For the most part, it seems that the majority sentiment is actually neutral, which is somewhat
surprising to me. However this is using the predefined threshold of 0.05 to define
neutrally labeled sentiments. This threshold can be increased or decreased, resulting
in headlines being labeled as neutral more often or less often, respectively.
Overall, it does appear that USA Today provides the most frequently positive headlines, whereas
CBS and the New York Times provide the most frequently neutral headlines. Fox News and the
Washington Post, on the other hand, are most frequently negative.
Within each of the five topics, there is seem some disparity in the sentiment labels which I
find interesting. I won't discuss each topic specifically, but the figures below display each
topic and source clearly.
Sentiment Analysis Output: VADER Algorithm
|
Sentiment Analysis Output for Five Chosen Topics: VADER Algorithm |
TextBlob
Interestingly, the sentiment analysis results were strikingly different for TextBlob than for
the VADER algorithm. TextBlob was
considerably more likely to label headlines as neutral, while almost never labeling a headline
as negative. When evaluating the source code, the only considerable difference
I could see between how the two models perform were that they each used different dictionaries and
and thus the emotional words and associated weights would be different.

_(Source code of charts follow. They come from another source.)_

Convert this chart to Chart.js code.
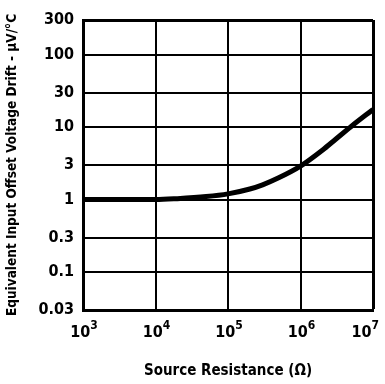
<!DOCTYPE html>
<html>
<head>
<meta charset="utf-8">
<script src="https://cdn.jsdelivr.net/npm/chart.js@4/dist/chart.umd.min.js"></script>
<style>
  html, body { margin: 0; padding: 0; background: #fff; }
  #wrap { width: 385px; height: 384px; }
</style>
</head>
<body>
<div id="wrap"><canvas id="grafica"></canvas></div>
<script>
// datos
const resistance = [1e3, 3e3, 1e4, 2e4, 5e4, 1e5, 2e5, 3e5, 5e5, 1e6, 2e6, 3e6, 5e6, 1e7];
const drift = [1.0, 1.0, 1.0, 1.03, 1.1, 1.2, 1.4, 1.6, 2.0, 2.9, 4.8, 6.7, 10.2, 17.5];

const xTicks = [1e3, 1e4, 1e5, 1e6, 1e7];
const xTickBase = '10';
const xTickExp = ['3', '4', '5', '6', '7'];
const yTicks = [0.03, 0.1, 0.3, 1, 3, 10, 30, 100, 300];
const yTickLabels = ['0.03', '0.1', '0.3', '1', '3', '10', '30', '100', '300'];

const fuente = "'DejaVu Sans Condensed', 'DejaVu Sans', sans-serif";

// etiquetas del eje x con exponente grande (10^n)
const etiquetasX = {
    id: 'etiquetasX',
    afterDraw(chart) {
        const c = chart.ctx;
        const sx = chart.scales.x;
        const yBase = chart.chartArea.bottom + 27;
        c.save();
        c.fillStyle = '#000';
        c.textBaseline = 'alphabetic';
        xTicks.forEach((v, i) => {
            const px = sx.getPixelForValue(v);
            c.font = 'bold 16px ' + fuente;
            const wb = c.measureText(xTickBase).width;
            c.font = 'bold 12px ' + fuente;
            const we = c.measureText(xTickExp[i]).width;
            // la ultima etiqueta no se sale del lienzo
            const x0 = Math.min(px - (wb + we) / 2 + 1, chart.width - 6 - wb - we);
            c.font = 'bold 16px ' + fuente;
            c.textAlign = 'left';
            c.fillText(xTickBase, x0, yBase);
            c.font = 'bold 12px ' + fuente;
            c.fillText(xTickExp[i], x0 + wb, yBase - 8);
        });
        c.restore();
    }
};

const ctx = document.getElementById('grafica').getContext('2d');

const miGrafica = new Chart(ctx, {
    type: 'line',
    data: {
        datasets: [{
            data: resistance.map((r, i) => ({ x: r, y: drift[i] })),
            borderColor: '#000',
            borderWidth: 5,
            pointRadius: 0,
            fill: false,
            cubicInterpolationMode: 'monotone'
        }]
    },
    plugins: [etiquetasX],
    options: {
        responsive: true,
        maintainAspectRatio: false,
        animation: false,
        layout: { padding: { left: 4, top: 20, right: 12, bottom: 4 } },
        plugins: { legend: { display: false }, tooltip: { enabled: false } },
        scales: {
            x: {
                type: 'logarithmic',
                min: 1e3,
                max: 1e7,
                afterBuildTicks: (s) => { s.ticks = xTicks.map(v => ({ value: v })); },
                afterFit: (s) => { s.height = 70; },
                grid: {
                    color: '#000',
                    lineWidth: (c) => (c.index === xTicks.length - 1 ? 3 : 2),
                    drawTicks: false
                },
                border: { color: '#000', width: 3 },
                ticks: { display: false },
                title: {
                    display: true,
                    text: 'Source Resistance (Ω)',
                    color: '#000',
                    padding: { top: 4, bottom: 0 },
                    font: { family: fuente, size: 15, weight: 'bold' }
                }
            },
            y: {
                type: 'logarithmic',
                min: 0.03,
                max: 300,
                afterBuildTicks: (s) => { s.ticks = yTicks.map(v => ({ value: v })); },
                afterFit: (s) => { s.width = 79; },
                grid: {
                    color: '#000',
                    lineWidth: (c) => (c.index === yTicks.length - 1 ? 3 : 2),
                    drawTicks: false
                },
                border: { color: '#000', width: 3 },
                ticks: {
                    color: '#000',
                    padding: 9,
                    font: { family: fuente, size: 16, weight: 'bold' },
                    callback: (v, i) => yTickLabels[i]
                },
                title: {
                    display: true,
                    text: 'Equivalent Input Offset Voltage Drift - μV/°C',
                    color: '#000',
                    padding: { top: 0, bottom: 0 },
                    font: { family: fuente, size: 13.5, weight: 'bold' }
                }
            }
        }
    }
});
</script>
</body>
</html>
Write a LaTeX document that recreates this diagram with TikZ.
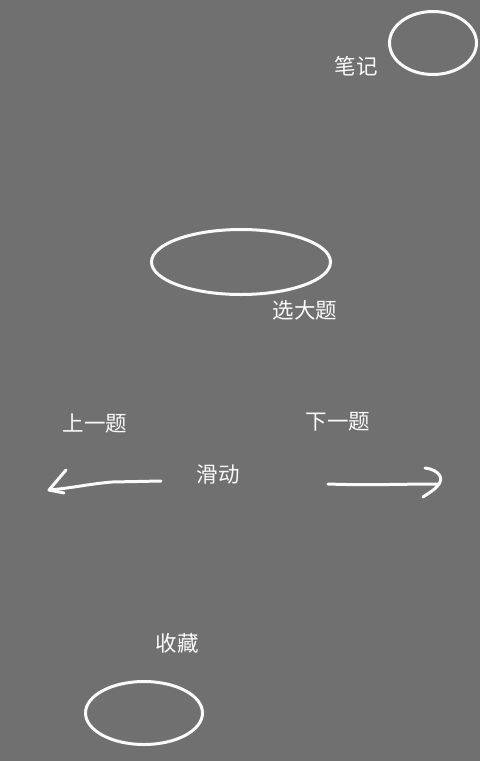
\documentclass[tikz,border=0pt]{standalone}
\usepackage{fontspec}
\usepackage{tikz}
\usetikzlibrary{shapes.geometric,positioning}
\newfontfamily\cjk{Noto Sans CJK SC}
\definecolor{bggray}{RGB}{112, 112, 112}
\definecolor{chalk}{RGB}{250, 250, 250}

\tikzset{
  ring/.style={ellipse, draw=chalk, line width=3pt, inner sep=0pt},
  label/.style={text=chalk, font=\cjk\fontsize{21.5}{24}\selectfont, inner sep=0pt},
  stroke/.style={draw=chalk, line width=3pt, line cap=round, line join=round}
}

\begin{document}
\begin{tikzpicture}[x=1pt, y=-1pt]
            % Background and bounds
            \fill[bggray] (0,0) rectangle (480,761);
            \useasboundingbox (0,0) rectangle (480,761);

            % Tap targets
            \node[ring, minimum width=87pt, minimum height=63pt] (notering) at (433,43) {};
            \node[label] (notelabel) at (356,66) {笔记};

            \node[ring, minimum width=179pt, minimum height=65pt] (pickring) at (241,262) {};
            \node[label] (picklabel) at (305,310) {选大题};

            \node[ring, minimum width=117pt, minimum height=63pt] (starring) at (144,713) {};
            \node[label] (starlabel) at (177,643) {收藏};

            % Swipe hints
            \node[label] (prevlabel) at (95,423) {上一题};
            \node[label] (nextlabel) at (338,422) {下一题};
            \node[label] (swipelabel) at (218,474) {滑动};

            % Left arrow
            \coordinate (lstart) at (161,481);
            \coordinate (lmid) at (112,482);
            \coordinate (ltip) at (49,490);
            \coordinate (lup) at (66,470);
            \coordinate (llow) at (64,493);
            \draw[stroke] (lstart) -- (lmid) to[out=185,in=5] (ltip);
            \draw[stroke] (lup) -- (ltip) -- (llow);

            % Right arrow
            \coordinate (rstart) at (328,484);
            \coordinate (rtip) at (439,484);
            \coordinate (rup) at (425,468);
            \coordinate (rlow) at (423,497);
            \draw[stroke] (rstart) to[out=-2,in=180] (rtip);
            \draw[stroke] (rup) .. controls (441,470) and (443,480) .. (rtip)
                  .. controls (435,489) .. (rlow);
        \end{tikzpicture}
\end{document}
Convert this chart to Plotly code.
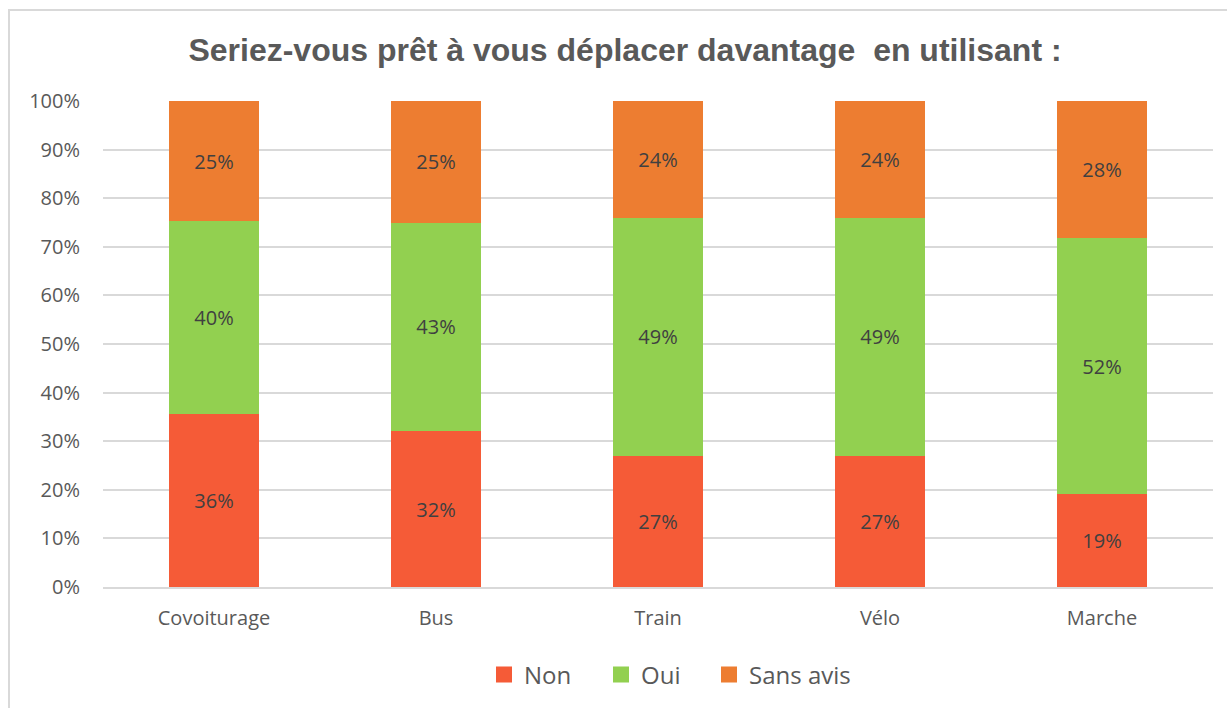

As my analyses are unsupervised,
its difficult to quantitatively evaluate the performance of each model, however I found VADER
algorithm to be more accurate upon personal evaluation.
For TextBlob I've chosen to present the overall polarity (sentiment) scores as well as the
subjectivity scores. For the polarity measure, scores are between [-1, 1]. Values less than zero are defined
as having a negative sentiment, while scores greater than zero show positive sentiment. A score of zero
represents neutral. Subjectivity scores fall between [0, 1] with 0 = 'very objective' and 1 =
'very subjective'.
In the images below, its apparent that as headlines become increasingly
polar (emotional), they become more subjective. I've also included box plot figures below to more
accurately present the polarity and subjectivity data. The median headlines for each source is relatively
neutral in sentiment, with CBS and the New York Times displaying the tightest distribution around the
median. For subjectivity data, CBS and the New York Times show the highest level of objectivity (least
subjective) in their headlines, while USA Today and the Washington Post display more subjective headlines
(although still relatively objective).
Polarity by Subjectivity Scores for each News Source: TextBlob
|
Boxplot view of Subjectivity and Polarity Scores for News Headlines |
Closing
Overall I felt that the results from this project were very interesting as their do seem to
be some differences between sources in their sentiments toward different topics. 2020 was a unique year
which seems to have had a few topics dominate the headlines more than other years, so it'd be interesting
to extend this analysis to earlier years.
Ideally, I'd like to continue working on this while researching different algorithms which would enable me to
more precisely measure 'doomscrolling'. One limitation of
unsupervised learning is that there are no labels that I can use to train the algorithms and improve the
sentiment classification of each headline. Further, I'd like to find methods in which I can evaluate the entirety of the
news articles more accurately, not just the headlines. It may be benficial to explore different
topic modeling algorithms such as HDP and NMF which I plan to study next. There are also many other sentiment
analysis algorithms which may be better suited for longer text input such as entire news articles.